Human parents would do well to involve their adolescent children in the work of running the household and, as mentioned above, require them to secure a job and work for their wants. Household work and out-of-home employment teach skills and competencies that are critical to college success, such as teamwork, specialization, goal-setting and planning, accountability, personal agency, and sustained voluntary affiliation. We can also imitate the eagles’ emphasis on providing their young with adventures away from the nest. Providing young people with graduated opportunities for guided independence is critical to preparing them for what can otherwise be an abrupt and overwhelming transition from home to a college dorm or apartment. Studies indicate that the majority of permanent college withdrawals occur in the first six weeks of the freshman year as the result of student choice; one may presume that this is largely a result of adjustment issues and simple homesickness. Experiences such as camp, boarding school, church trips, student exchange programs, and summer internships can provide manageable opportunities to gain the confidence necessary to live successfully away from home.

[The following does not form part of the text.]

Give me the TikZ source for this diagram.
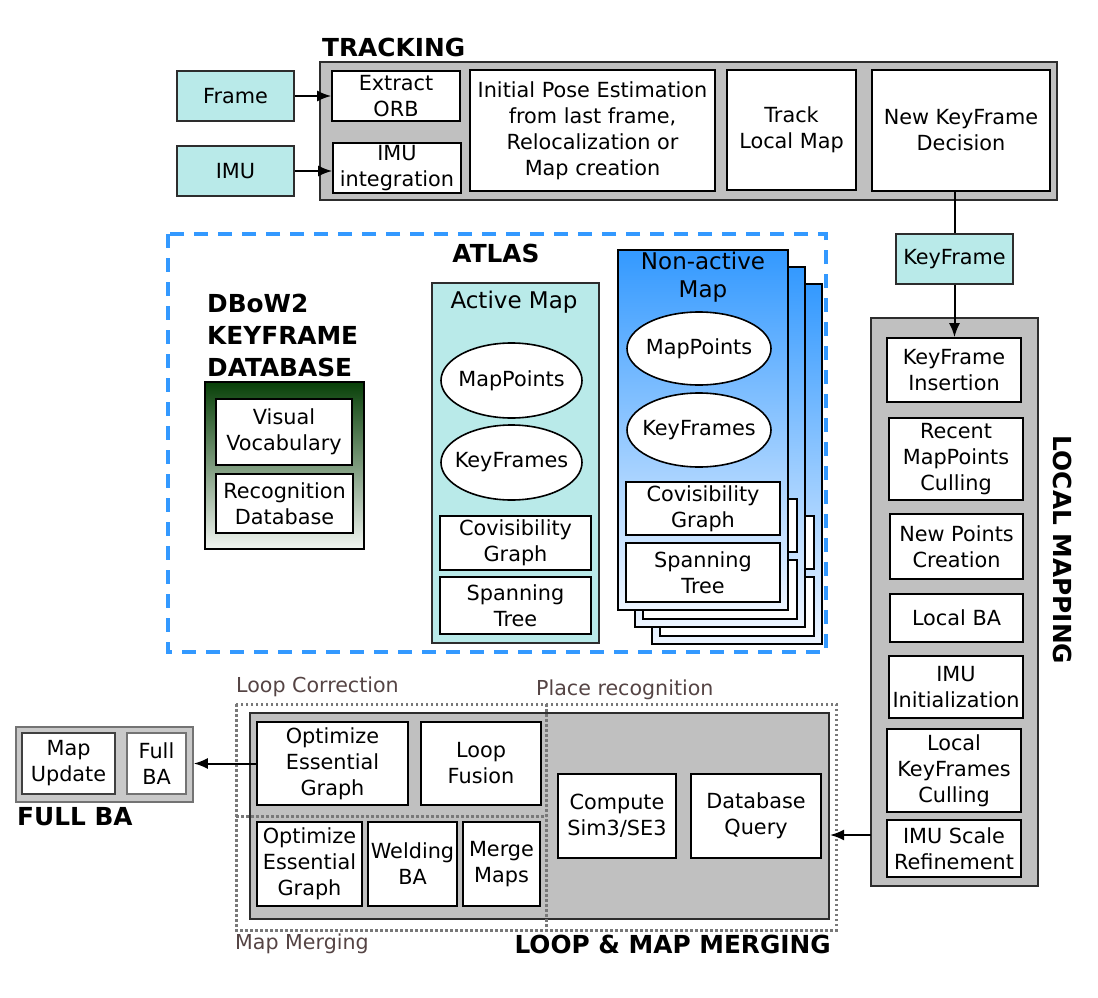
\documentclass[tikz,border=0pt]{standalone}
\usepackage{fontspec}
\setmainfont{DejaVu Sans}
\usetikzlibrary{calc}
\usetikzlibrary{shapes,arrows,arrows.meta}

\definecolor{kfcyan}{RGB}{185,234,233}
\definecolor{boxgray}{RGB}{192,192,192}
\definecolor{edgegray}{RGB}{45,45,45}
\definecolor{atlasblue}{RGB}{51,153,255}
\definecolor{dotgray}{RGB}{120,120,120}
\definecolor{labelbrown}{RGB}{85,68,68}
\definecolor{dbgreen}{RGB}{8,64,8}
\definecolor{dbpale}{RGB}{242,246,242}
\definecolor{natop}{RGB}{51,153,255}
\definecolor{namid}{RGB}{150,200,255}
\definecolor{nabot}{RGB}{238,245,255}

\begin{document}
\begin{tikzpicture}[x=1pt,y=1pt,
    txt/.style={font=\fontsize{20.8}{26}\selectfont},
    wh/.style 2 args={minimum width=#1pt,minimum height=#2pt},
    box/.style={txt,draw=black,fill=white,line width=1.6pt,align=center,inner sep=1pt},
    inbox/.style={box,fill=kfcyan,draw=edgegray},
    panel/.style={draw=edgegray,fill=boxgray,line width=2pt,inner sep=0pt},
    mapbox/.style={draw=black,line width=2pt,inner sep=0pt},
    blob/.style={txt,ellipse,draw=black,fill=white,line width=1.6pt,inner xsep=-10pt,inner ysep=0pt},
    title/.style={font=\bfseries\fontsize{24.8}{32}\selectfont,inner sep=0pt},
    maptitle/.style={font=\fontsize{23}{28}\selectfont,align=center,inner sep=0pt},
    region/.style={font=\fontsize{20.6}{24}\selectfont,text=labelbrown,inner sep=0pt},
    zone/.style={draw=dotgray,line width=3pt,dash pattern=on 2.5pt off 2.5pt},
    flow/.style={line width=2pt,-{Latex[length=14pt,width=11pt]}}]
    \useasboundingbox (0,0) rectangle (1098,-998);

    % tracking
    \node[panel,wh={737}{138}] (tracking) at (688.5,-131) {};
    \node[title,anchor=base west] (trtitle) at (322,-57) {TRACKING};
    \node[inbox,wh={117}{50}] (frame) at (235.5,-96) {Frame};
    \node[inbox,wh={117}{50}] (imu) at (235.5,-171) {IMU};
    \node[box,wh={128}{50}] (orb) at (396,-96) {Extract\\ORB};
    \node[box,wh={128}{50}] (imuint) at (397,-168) {IMU\\integration};
    \node[box,wh={245}{121}] (pose) at (592.5,-130.5) {Initial Pose Estimation\\from last frame,\\Relocalization or\\Map creation};
    \node[box,wh={129}{120}] (track) at (791.5,-130) {Track\\Local Map};
    \node[box,wh={178}{121}] (decision) at (961,-130.5) {New KeyFrame\\Decision};

    \draw[flow] (frame.east) -- (orb.west);
    \draw[flow] (imu.east) -- (imu.east -| imuint.west);

    % keyframe to local mapping
    \node[inbox,wh={117}{50}] (keyframe) at (954.5,-259) {KeyFrame};
    \node[panel,wh={167}{568}] (localmap) at (954.5,-602) {};
    \node[title,rotate=-90] (lmtitle) at (1063,-550) {LOCAL MAPPING};
    \node[box,wh={134}{64}] (kfins) at (954,-370) {KeyFrame\\Insertion};
    \node[box,wh={134}{82}] (recent) at (956,-459) {Recent\\MapPoints\\Culling};
    \node[box,wh={133}{65}] (newpts) at (956.5,-546.5) {New Points\\Creation};
    \node[box,wh={133}{48}] (localba) at (956.5,-618) {Local BA};
    \node[box,wh={134}{62}] (imuinit) at (956,-687) {IMU\\Initialization};
    \node[box,wh={134}{83}] (lkfcull) at (954,-770.5) {Local\\KeyFrames\\Culling};
    \node[box,wh={134}{57}] (imuscale) at (954,-848.5) {IMU Scale\\Refinement};

    \draw[line width=2pt] (decision.south -| keyframe.north) -- (keyframe.north);
    \draw[flow] (keyframe.south) -- (keyframe.south |- kfins.north);

    % atlas
    \draw[atlasblue,line width=4pt,dash pattern=on 14pt off 10pt] (168,-234) rectangle (826,-652);
    \node[title] (atlastitle) at (496,-253) {ATLAS};

    \node[title,align=left,anchor=west] (dbtitle) at (207,-335) {DBoW2\\KEYFRAME\\DATABASE};
    \node[mapbox,top color=dbgreen,bottom color=dbpale,wh={159}{167}] (dbow) at (284.5,-465.5) {};
    \node[box,wh={136}{66}] (vocab) at (284,-432) {Visual\\Vocabulary};
    \node[box,wh={137}{59}] (recog) at (284.5,-503.5) {Recognition\\Database};

    \node[mapbox,draw=edgegray,fill=kfcyan,wh={167}{360}] (active) at (515.5,-463) {};
    \node[maptitle] (amtitle) at (514,-302) {Active Map};
    \node[blob,wh={141}{75}] (ampts) at (511.5,-380.5) {MapPoints};
    \node[blob,wh={141}{75}] (amkfs) at (511.5,-462.5) {KeyFrames};
    \node[box,wh={151}{54}] (amcov) at (515.5,-543) {Covisibility\\Graph};
    \node[box,wh={151}{57}] (amspan) at (515.5,-605.5) {Spanning\\Tree};

    \foreach \k in {2,1}{
      \begin{scope}[shift={(17*\k,-17*\k)}]
        \node[mapbox,top color=natop,middle color=namid,bottom color=nabot,wh={170}{360}] (nam\k) at (703,-430) {};
        \node[box,wh={154}{53}] (namcov\k) at (703,-508.5) {};
        \node[box,wh={154}{59}] (namspan\k) at (703,-572.5) {};
      \end{scope}
    }
    \node[mapbox,top color=natop,middle color=namid,bottom color=nabot,wh={170}{360}] (nonactive) at (703,-430) {};
    \node[maptitle] (natitle) at (703,-277) {Non-active\\Map};
    \node[blob,wh={144}{73}] (napts) at (699,-348.5) {MapPoints};
    \node[blob,wh={144}{74}] (nakfs) at (699,-430) {KeyFrames};
    \node[box,wh={154}{53}] (nacov) at (703,-508.5) {Covisibility\\Graph};
    \node[box,wh={154}{59}] (naspan) at (703,-572.5) {Spanning\\Tree};

    % loop and map merging
    \node[panel,wh={579}{206}] (loop) at (539.5,-816) {};
    \draw[zone] (236,-704) rectangle (836,-930);
    \draw[zone] (546,-704) -- (546,-930);
    \draw[zone] (236,-816) -- (546,-816);
    \node[region,anchor=west] (lctitle) at (236,-687) {Loop Correction};
    \node[region,anchor=west] (prtitle) at (536,-690) {Place recognition};
    \node[region,anchor=west] (mmtitle) at (235,-944) {Map Merging};
    \node[title,anchor=east] (lmmtitle) at (831,-944) {LOOP \& MAP MERGING};
    \node[box,wh={151}{83}] (opt1) at (332.5,-763.5) {Optimize\\Essential\\Graph};
    \node[box,wh={120}{83}] (fusion) at (481,-763.5) {Loop\\Fusion};
    \node[box,wh={105}{84}] (opt2) at (309.5,-864) {Optimize\\Essential\\Graph};
    \node[box,wh={89}{84}] (welding) at (412.5,-864) {Welding\\BA};
    \node[box,wh={77}{84}] (merge) at (501.5,-864) {Merge\\Maps};
    \node[box,wh={118}{84}] (sim3) at (617,-816) {Compute\\Sim3/SE3};
    \node[box,wh={130}{84}] (query) at (756,-816) {Database\\Query};

    \coordinate (lmout) at (871,-835);
    \draw[flow] (lmout) -- (lmout -| loop.east);

    % full BA
    \node[panel,fill=black!21,draw=black!55,line width=1.5pt,wh={177}{75}] (fullba) at (104.5,-764.5) {};
    \node[box,draw=black!75,wh={93}{61}] (mapupd) at (68.5,-763.5) {Map\\Update};
    \node[box,draw=black!55,line width=1.2pt,wh={59}{61}] (fullbabox) at (156.5,-763.5) {Full\\BA};
    \node[title,anchor=base west] (fbtitle) at (17,-825) {FULL BA};
    \draw[flow] (opt1.west) -- (opt1.west -| fullba.east);
\end{tikzpicture}
\end{document}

Perhaps the core lesson we can learn from eagles is to make the transition to independence a process. When it comes to preparing adolescents for this transition, however, we tend to resemble ostriches more than eagles. Rather than consciously engage in a process of preparation, we stick our heads in the sand, hoping against hope that the awful specter of our children growing up and moving out will just go away. We are then stuck with the even more awful reality of our children not growing up and not moving out, or moving out and meeting with failure.